Transcribe the full listing exactly, and drop every picture.

— BEGIN —

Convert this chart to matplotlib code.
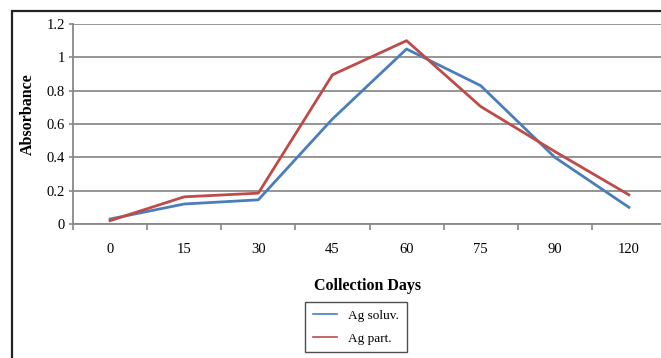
import matplotlib.pyplot as plt
from matplotlib.patches import Rectangle
import numpy as np

days = ["0", "15", "30", "45", "60", "75", "90", "120"]
ag_soluv = [0.03, 0.12, 0.145, 0.63, 1.05, 0.83, 0.40, 0.10]
ag_part = [0.02, 0.163, 0.185, 0.895, 1.10, 0.705, 0.435, 0.175]
yticks = [0, 0.2, 0.4, 0.6, 0.8, 1, 1.2]

plt.rcParams['font.family'] = ['Liberation Serif', 'DejaVu Serif']

W, H = 661, 358
f = plt.figure(figsize=(W / 100, H / 100), dpi=100)

# outer chart frame (cut off on the right and bottom like the source)
f.patches.append(Rectangle((12 / W, -0.1), 1.2, 1.1 - 11 / H, transform=f.transFigure,
                           fill=False, ec="#222222", lw=1.6))

ax = f.add_axes([73 / W, (H - 224) / H, 593 / W, 200 / H])
x = np.arange(len(days))
ax.plot(x, ag_soluv, color="#4a7ebb", lw=2.0, label="Ag soluv.", zorder=3)
ax.plot(x, ag_part, color="#be4b48", lw=2.0, label="Ag part.", zorder=3)

ax.set_xlim(-0.5, len(days) - 0.5)
ax.set_ylim(0, 1.2)
ax.set_yticks(yticks)
ax.set_yticklabels([("%g" % v) for v in yticks])
ax.set_xticks(x)
ax.set_xticklabels(days)
ax.set_xticks(np.arange(-0.5, len(days)), minor=True)
ax.tick_params(axis="x", which="major", length=0, pad=14, labelsize=10.5)
ax.tick_params(axis="x", which="minor", length=4, width=1.2, color="#888888", direction="out")
ax.tick_params(axis="y", length=3, width=1.2, color="#888888", pad=3, labelsize=10.5)

ax.grid(axis="y", color="#8c8c8c", lw=1.3)
ax.set_axisbelow(True)
for s in ["top", "right"]:
    ax.spines[s].set_visible(False)
for s in ["left", "bottom"]:
    ax.spines[s].set_color("#888888")
    ax.spines[s].set_linewidth(1.3)

ax.set_xlabel("Collection Days", fontsize=11.5, fontweight="bold")
ax.xaxis.set_label_coords((368 - 73) / 593, -54 / 200)
ax.set_ylabel("Absorbance", fontsize=11.5, fontweight="bold")
ax.yaxis.set_label_coords(-37 / 593, 0.55)

leg = ax.legend(loc="center", bbox_to_anchor=(356 / W, (H - 327) / H),
                bbox_transform=f.transFigure, fontsize=9.5, frameon=True,
                fancybox=False, edgecolor="#222222", handlelength=1.8,
                labelspacing=0.8, borderpad=0.6)
leg.get_frame().set_linewidth(1.0)
for line in leg.get_lines():
    line.set_linewidth(1.2)

plt.savefig("out.png", dpi=100)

— END —

— RESPONSE TO THE TASK —
Convert this chart to matplotlib code.
import matplotlib.pyplot as plt
from matplotlib.patches import Rectangle
import numpy as np

days = ["0", "15", "30", "45", "60", "75", "90", "120"]
ag_soluv = [0.03, 0.12, 0.145, 0.63, 1.05, 0.83, 0.40, 0.10]
ag_part = [0.02, 0.163, 0.185, 0.895, 1.10, 0.705, 0.435, 0.175]
yticks = [0, 0.2, 0.4, 0.6, 0.8, 1, 1.2]

plt.rcParams['font.family'] = ['Liberation Serif', 'DejaVu Serif']

W, H = 661, 358
f = plt.figure(figsize=(W / 100, H / 100), dpi=100)

# outer chart frame (cut off on the right and bottom like the source)
f.patches.append(Rectangle((12 / W, -0.1), 1.2, 1.1 - 11 / H, transform=f.transFigure,
                           fill=False, ec="#222222", lw=1.6))

ax = f.add_axes([73 / W, (H - 224) / H, 593 / W, 200 / H])
x = np.arange(len(days))
ax.plot(x, ag_soluv, color="#4a7ebb", lw=2.0, label="Ag soluv.", zorder=3)
ax.plot(x, ag_part, color="#be4b48", lw=2.0, label="Ag part.", zorder=3)

ax.set_xlim(-0.5, len(days) - 0.5)
ax.set_ylim(0, 1.2)
ax.set_yticks(yticks)
ax.set_yticklabels([("%g" % v) for v in yticks])
ax.set_xticks(x)
ax.set_xticklabels(days)
ax.set_xticks(np.arange(-0.5, len(days)), minor=True)
ax.tick_params(axis="x", which="major", length=0, pad=14, labelsize=10.5)
ax.tick_params(axis="x", which="minor", length=4, width=1.2, color="#888888", direction="out")
ax.tick_params(axis="y", length=3, width=1.2, color="#888888", pad=3, labelsize=10.5)

ax.grid(axis="y", color="#8c8c8c", lw=1.3)
ax.set_axisbelow(True)
for s in ["top", "right"]:
    ax.spines[s].set_visible(False)
for s in ["left", "bottom"]:
    ax.spines[s].set_color("#888888")
    ax.spines[s].set_linewidth(1.3)

ax.set_xlabel("Collection Days", fontsize=11.5, fontweight="bold")
ax.xaxis.set_label_coords((368 - 73) / 593, -54 / 200)
ax.set_ylabel("Absorbance", fontsize=11.5, fontweight="bold")
ax.yaxis.set_label_coords(-37 / 593, 0.55)

leg = ax.legend(loc="center", bbox_to_anchor=(356 / W, (H - 327) / H),
                bbox_transform=f.transFigure, fontsize=9.5, frameon=True,
                fancybox=False, edgecolor="#222222", handlelength=1.8,
                labelspacing=0.8, borderpad=0.6)
leg.get_frame().set_linewidth(1.0)
for line in leg.get_lines():
    line.set_linewidth(1.2)

plt.savefig("out.png", dpi=100)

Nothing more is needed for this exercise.